WHAT IS ASKED. Keep to the lines from the line containing "Recreate this image" through the line containing "import * as": copy them exactly and leave every picture out.

Data extracted from a collection
[START]
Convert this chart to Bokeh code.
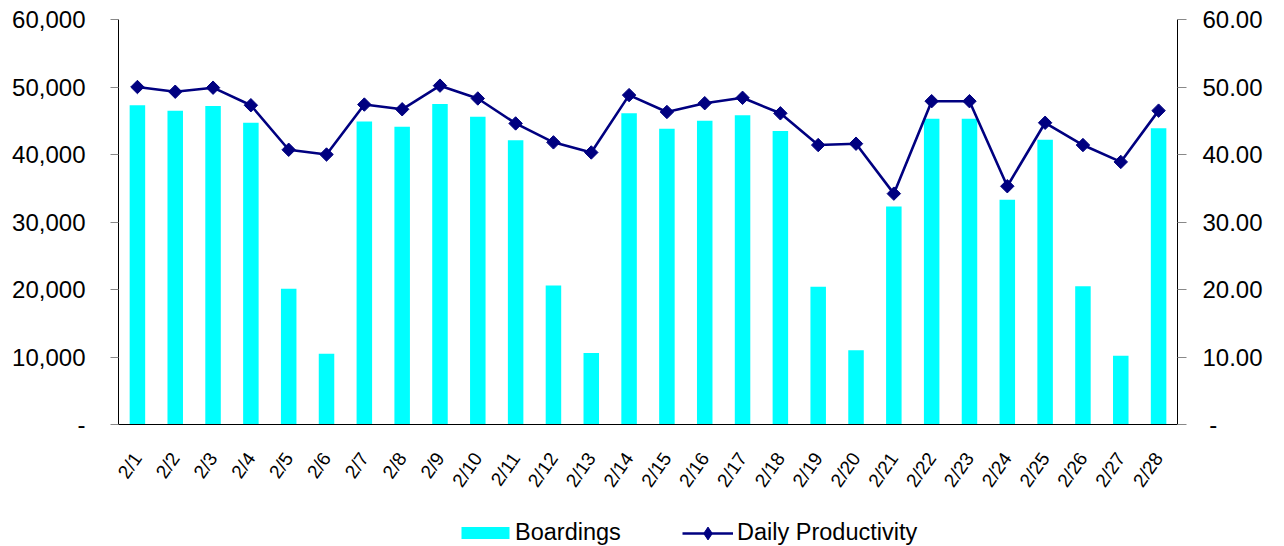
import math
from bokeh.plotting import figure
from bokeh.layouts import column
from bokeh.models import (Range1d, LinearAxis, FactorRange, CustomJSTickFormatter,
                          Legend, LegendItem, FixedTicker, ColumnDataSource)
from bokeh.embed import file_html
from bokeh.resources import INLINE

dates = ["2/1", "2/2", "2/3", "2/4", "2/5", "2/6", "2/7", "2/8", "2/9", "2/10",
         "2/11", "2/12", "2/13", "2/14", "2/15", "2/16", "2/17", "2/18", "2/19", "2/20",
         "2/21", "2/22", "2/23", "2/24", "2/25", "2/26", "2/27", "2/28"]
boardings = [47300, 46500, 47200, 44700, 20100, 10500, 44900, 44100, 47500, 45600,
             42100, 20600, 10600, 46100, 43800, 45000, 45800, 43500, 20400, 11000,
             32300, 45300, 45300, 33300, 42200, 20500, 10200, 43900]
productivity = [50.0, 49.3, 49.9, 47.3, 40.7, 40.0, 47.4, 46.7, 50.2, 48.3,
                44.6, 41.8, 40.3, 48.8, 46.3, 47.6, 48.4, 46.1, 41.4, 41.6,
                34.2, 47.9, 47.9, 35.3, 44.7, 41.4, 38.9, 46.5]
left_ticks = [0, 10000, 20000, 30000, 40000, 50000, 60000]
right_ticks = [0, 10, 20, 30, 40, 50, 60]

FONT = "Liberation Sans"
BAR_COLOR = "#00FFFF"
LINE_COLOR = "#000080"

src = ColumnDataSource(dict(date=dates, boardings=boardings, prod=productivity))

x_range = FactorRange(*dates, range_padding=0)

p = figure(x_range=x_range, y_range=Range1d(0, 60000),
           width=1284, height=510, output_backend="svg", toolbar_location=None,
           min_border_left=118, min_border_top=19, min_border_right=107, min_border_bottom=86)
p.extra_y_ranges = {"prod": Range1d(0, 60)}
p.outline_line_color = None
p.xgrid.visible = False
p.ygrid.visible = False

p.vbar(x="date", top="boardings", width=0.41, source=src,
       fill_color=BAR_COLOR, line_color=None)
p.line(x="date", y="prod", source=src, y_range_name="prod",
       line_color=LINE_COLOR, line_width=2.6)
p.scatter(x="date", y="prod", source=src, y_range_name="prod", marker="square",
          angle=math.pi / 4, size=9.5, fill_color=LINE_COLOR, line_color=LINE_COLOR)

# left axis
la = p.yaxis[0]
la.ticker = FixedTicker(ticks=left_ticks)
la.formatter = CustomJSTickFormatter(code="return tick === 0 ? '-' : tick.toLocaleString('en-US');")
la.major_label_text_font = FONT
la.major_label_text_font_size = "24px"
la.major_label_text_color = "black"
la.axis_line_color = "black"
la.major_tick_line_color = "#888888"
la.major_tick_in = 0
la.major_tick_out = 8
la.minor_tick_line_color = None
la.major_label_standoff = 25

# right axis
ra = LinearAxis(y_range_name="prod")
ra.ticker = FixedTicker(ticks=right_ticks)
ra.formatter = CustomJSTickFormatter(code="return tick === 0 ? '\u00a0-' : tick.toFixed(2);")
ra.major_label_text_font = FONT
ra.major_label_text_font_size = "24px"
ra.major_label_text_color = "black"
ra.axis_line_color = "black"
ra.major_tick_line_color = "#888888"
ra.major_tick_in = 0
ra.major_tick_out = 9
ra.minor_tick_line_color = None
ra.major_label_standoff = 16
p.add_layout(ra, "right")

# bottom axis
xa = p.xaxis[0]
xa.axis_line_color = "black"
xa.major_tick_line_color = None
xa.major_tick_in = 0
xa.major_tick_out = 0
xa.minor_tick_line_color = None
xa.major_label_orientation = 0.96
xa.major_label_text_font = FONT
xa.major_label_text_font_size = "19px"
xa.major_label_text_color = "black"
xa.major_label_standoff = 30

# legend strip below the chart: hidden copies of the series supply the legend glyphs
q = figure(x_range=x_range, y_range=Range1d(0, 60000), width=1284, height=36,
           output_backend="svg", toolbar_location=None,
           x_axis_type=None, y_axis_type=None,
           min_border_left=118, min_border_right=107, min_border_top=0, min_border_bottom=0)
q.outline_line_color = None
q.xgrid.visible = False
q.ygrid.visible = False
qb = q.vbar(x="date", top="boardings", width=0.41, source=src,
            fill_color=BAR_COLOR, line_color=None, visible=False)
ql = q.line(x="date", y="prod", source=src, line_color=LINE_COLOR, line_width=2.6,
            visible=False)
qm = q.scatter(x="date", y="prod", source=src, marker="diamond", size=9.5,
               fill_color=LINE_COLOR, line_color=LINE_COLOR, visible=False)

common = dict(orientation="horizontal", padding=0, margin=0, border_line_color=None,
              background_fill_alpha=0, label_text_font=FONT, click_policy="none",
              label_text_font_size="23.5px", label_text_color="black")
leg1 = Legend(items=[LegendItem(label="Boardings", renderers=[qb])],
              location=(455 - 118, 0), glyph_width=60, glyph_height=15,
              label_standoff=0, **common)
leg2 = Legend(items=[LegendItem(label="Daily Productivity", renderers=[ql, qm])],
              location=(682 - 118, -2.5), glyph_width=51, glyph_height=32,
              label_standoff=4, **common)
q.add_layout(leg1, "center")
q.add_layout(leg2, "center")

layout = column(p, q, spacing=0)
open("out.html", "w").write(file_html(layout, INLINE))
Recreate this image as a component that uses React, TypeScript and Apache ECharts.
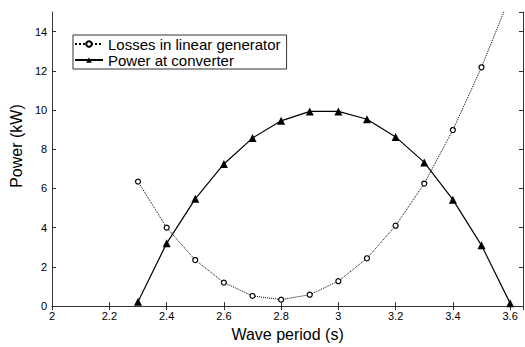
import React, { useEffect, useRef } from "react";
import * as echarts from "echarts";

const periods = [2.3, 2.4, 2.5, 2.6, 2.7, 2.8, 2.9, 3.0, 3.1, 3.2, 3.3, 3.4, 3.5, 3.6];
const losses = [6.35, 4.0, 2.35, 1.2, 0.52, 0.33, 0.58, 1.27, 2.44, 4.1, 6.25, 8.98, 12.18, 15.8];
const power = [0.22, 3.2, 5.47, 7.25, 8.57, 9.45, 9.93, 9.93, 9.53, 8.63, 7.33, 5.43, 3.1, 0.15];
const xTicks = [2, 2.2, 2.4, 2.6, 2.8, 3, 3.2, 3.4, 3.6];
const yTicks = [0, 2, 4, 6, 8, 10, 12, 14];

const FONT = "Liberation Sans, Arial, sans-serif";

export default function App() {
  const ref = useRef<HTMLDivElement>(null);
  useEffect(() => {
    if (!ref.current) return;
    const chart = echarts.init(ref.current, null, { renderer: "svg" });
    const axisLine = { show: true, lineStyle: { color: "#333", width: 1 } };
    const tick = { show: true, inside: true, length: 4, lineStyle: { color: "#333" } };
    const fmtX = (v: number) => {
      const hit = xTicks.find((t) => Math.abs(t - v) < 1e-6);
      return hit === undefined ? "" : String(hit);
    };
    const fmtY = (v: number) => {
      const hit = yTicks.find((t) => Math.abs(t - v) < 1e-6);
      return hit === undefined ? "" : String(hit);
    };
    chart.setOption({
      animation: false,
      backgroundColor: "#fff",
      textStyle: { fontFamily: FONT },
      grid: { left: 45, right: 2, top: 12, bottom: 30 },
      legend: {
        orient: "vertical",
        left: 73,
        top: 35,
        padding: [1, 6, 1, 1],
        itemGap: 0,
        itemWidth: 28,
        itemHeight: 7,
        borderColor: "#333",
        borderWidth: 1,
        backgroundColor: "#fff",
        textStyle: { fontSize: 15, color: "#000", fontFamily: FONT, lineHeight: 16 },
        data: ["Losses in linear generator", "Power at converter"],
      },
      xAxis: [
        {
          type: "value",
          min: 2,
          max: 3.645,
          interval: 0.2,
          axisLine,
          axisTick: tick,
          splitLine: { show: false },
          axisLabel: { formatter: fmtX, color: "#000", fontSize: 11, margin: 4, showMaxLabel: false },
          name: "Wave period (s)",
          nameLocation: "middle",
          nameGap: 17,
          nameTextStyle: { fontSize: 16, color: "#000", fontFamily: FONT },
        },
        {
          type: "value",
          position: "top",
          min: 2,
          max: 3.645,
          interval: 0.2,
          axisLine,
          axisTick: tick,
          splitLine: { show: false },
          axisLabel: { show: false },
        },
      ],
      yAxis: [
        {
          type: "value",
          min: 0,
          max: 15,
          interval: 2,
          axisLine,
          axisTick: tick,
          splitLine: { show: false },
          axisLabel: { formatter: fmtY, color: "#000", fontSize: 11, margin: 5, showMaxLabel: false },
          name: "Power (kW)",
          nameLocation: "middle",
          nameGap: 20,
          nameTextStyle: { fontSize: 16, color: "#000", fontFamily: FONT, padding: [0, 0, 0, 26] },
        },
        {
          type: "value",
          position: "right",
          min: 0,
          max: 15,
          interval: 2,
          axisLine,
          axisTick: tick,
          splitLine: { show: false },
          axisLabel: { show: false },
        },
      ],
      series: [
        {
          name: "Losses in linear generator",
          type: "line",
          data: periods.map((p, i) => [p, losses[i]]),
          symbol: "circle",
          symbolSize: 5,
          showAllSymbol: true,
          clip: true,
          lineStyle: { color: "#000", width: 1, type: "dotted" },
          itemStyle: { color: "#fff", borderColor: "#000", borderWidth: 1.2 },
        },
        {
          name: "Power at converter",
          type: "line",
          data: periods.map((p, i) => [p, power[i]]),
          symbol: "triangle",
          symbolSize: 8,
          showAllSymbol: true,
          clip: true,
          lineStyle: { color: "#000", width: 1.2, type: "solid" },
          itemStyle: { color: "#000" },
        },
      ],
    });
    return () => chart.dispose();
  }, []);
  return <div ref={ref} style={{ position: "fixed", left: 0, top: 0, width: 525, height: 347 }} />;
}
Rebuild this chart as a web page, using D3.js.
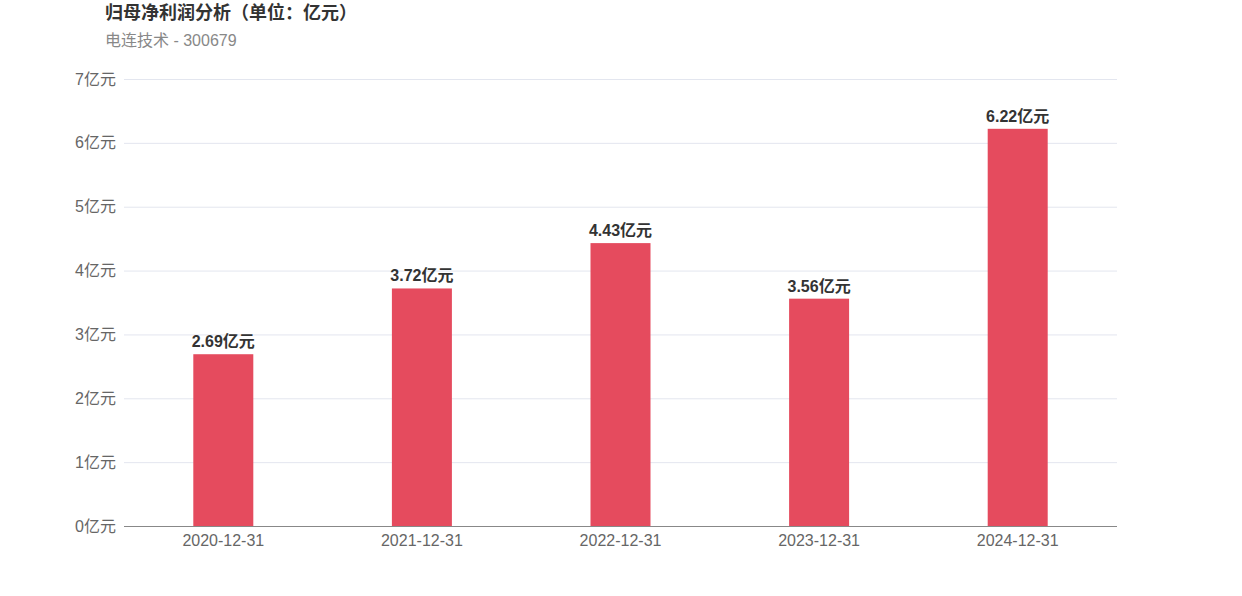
[END]
COMPLETED EXERCISE.
Recreate this image as a component that uses React, TypeScript and Apache ECharts.
import React, { useEffect, useRef } from "react";
import * as echarts from "echarts";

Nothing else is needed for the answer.